Exercise requirements:
Below is a listing to write out in full, exactly as given, without its pictures.

* * *

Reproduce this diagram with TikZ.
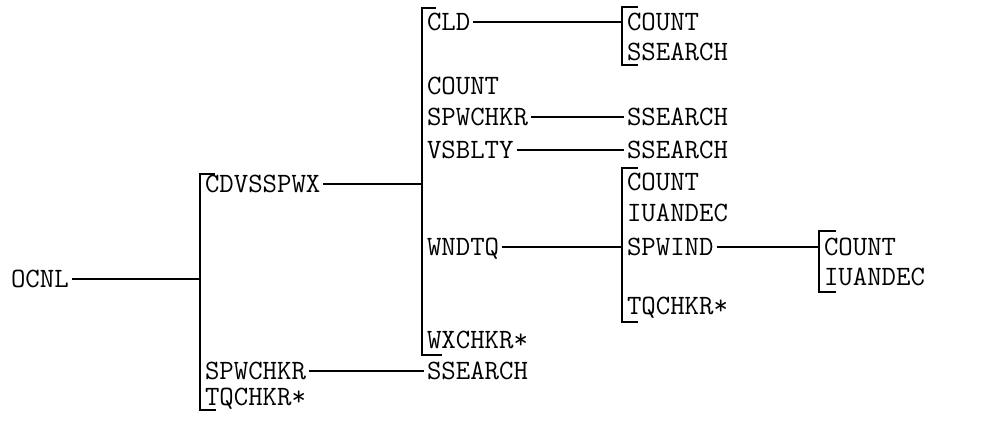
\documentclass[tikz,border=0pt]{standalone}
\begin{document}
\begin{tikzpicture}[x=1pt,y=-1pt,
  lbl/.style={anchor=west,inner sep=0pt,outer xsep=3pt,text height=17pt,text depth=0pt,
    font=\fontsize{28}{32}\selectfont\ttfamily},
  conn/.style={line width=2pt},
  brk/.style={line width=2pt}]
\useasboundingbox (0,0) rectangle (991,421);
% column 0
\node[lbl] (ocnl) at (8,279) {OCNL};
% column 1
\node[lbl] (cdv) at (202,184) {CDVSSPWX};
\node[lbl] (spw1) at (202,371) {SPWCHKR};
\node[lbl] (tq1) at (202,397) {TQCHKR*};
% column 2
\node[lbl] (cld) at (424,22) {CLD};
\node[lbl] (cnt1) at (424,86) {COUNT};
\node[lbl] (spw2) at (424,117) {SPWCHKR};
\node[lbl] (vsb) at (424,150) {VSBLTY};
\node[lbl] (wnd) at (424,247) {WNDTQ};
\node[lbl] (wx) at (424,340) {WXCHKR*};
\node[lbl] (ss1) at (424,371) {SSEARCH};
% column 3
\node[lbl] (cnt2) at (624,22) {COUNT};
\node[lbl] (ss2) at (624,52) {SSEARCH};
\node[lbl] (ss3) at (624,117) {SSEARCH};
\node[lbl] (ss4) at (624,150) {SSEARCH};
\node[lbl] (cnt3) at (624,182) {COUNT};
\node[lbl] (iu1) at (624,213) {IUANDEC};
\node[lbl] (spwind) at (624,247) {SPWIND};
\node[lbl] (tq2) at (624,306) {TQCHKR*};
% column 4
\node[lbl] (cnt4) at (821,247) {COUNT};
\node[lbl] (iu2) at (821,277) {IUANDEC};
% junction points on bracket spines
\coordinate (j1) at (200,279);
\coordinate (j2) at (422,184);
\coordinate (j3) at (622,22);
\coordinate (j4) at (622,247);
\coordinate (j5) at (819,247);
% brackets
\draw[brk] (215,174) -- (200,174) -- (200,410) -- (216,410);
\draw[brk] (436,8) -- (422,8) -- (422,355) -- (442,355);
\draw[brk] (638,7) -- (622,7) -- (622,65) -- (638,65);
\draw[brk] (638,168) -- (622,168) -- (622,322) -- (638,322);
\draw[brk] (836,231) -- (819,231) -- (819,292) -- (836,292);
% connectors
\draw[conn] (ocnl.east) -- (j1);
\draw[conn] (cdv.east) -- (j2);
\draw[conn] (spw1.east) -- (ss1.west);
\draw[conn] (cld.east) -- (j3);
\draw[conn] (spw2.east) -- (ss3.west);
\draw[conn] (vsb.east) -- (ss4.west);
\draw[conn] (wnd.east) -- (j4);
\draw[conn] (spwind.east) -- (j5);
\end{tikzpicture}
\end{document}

* * *

Correct output:
Reproduce this diagram with TikZ.
\documentclass[tikz,border=0pt]{standalone}
\begin{document}
\begin{tikzpicture}[x=1pt,y=-1pt,
  lbl/.style={anchor=west,inner sep=0pt,outer xsep=3pt,text height=17pt,text depth=0pt,
    font=\fontsize{28}{32}\selectfont\ttfamily},
  conn/.style={line width=2pt},
  brk/.style={line width=2pt}]
\useasboundingbox (0,0) rectangle (991,421);
% column 0
\node[lbl] (ocnl) at (8,279) {OCNL};
% column 1
\node[lbl] (cdv) at (202,184) {CDVSSPWX};
\node[lbl] (spw1) at (202,371) {SPWCHKR};
\node[lbl] (tq1) at (202,397) {TQCHKR*};
% column 2
\node[lbl] (cld) at (424,22) {CLD};
\node[lbl] (cnt1) at (424,86) {COUNT};
\node[lbl] (spw2) at (424,117) {SPWCHKR};
\node[lbl] (vsb) at (424,150) {VSBLTY};
\node[lbl] (wnd) at (424,247) {WNDTQ};
\node[lbl] (wx) at (424,340) {WXCHKR*};
\node[lbl] (ss1) at (424,371) {SSEARCH};
% column 3
\node[lbl] (cnt2) at (624,22) {COUNT};
\node[lbl] (ss2) at (624,52) {SSEARCH};
\node[lbl] (ss3) at (624,117) {SSEARCH};
\node[lbl] (ss4) at (624,150) {SSEARCH};
\node[lbl] (cnt3) at (624,182) {COUNT};
\node[lbl] (iu1) at (624,213) {IUANDEC};
\node[lbl] (spwind) at (624,247) {SPWIND};
\node[lbl] (tq2) at (624,306) {TQCHKR*};
% column 4
\node[lbl] (cnt4) at (821,247) {COUNT};
\node[lbl] (iu2) at (821,277) {IUANDEC};
% junction points on bracket spines
\coordinate (j1) at (200,279);
\coordinate (j2) at (422,184);
\coordinate (j3) at (622,22);
\coordinate (j4) at (622,247);
\coordinate (j5) at (819,247);
% brackets
\draw[brk] (215,174) -- (200,174) -- (200,410) -- (216,410);
\draw[brk] (436,8) -- (422,8) -- (422,355) -- (442,355);
\draw[brk] (638,7) -- (622,7) -- (622,65) -- (638,65);
\draw[brk] (638,168) -- (622,168) -- (622,322) -- (638,322);
\draw[brk] (836,231) -- (819,231) -- (819,292) -- (836,292);
% connectors
\draw[conn] (ocnl.east) -- (j1);
\draw[conn] (cdv.east) -- (j2);
\draw[conn] (spw1.east) -- (ss1.west);
\draw[conn] (cld.east) -- (j3);
\draw[conn] (spw2.east) -- (ss3.west);
\draw[conn] (vsb.east) -- (ss4.west);
\draw[conn] (wnd.east) -- (j4);
\draw[conn] (spwind.east) -- (j5);
\end{tikzpicture}
\end{document}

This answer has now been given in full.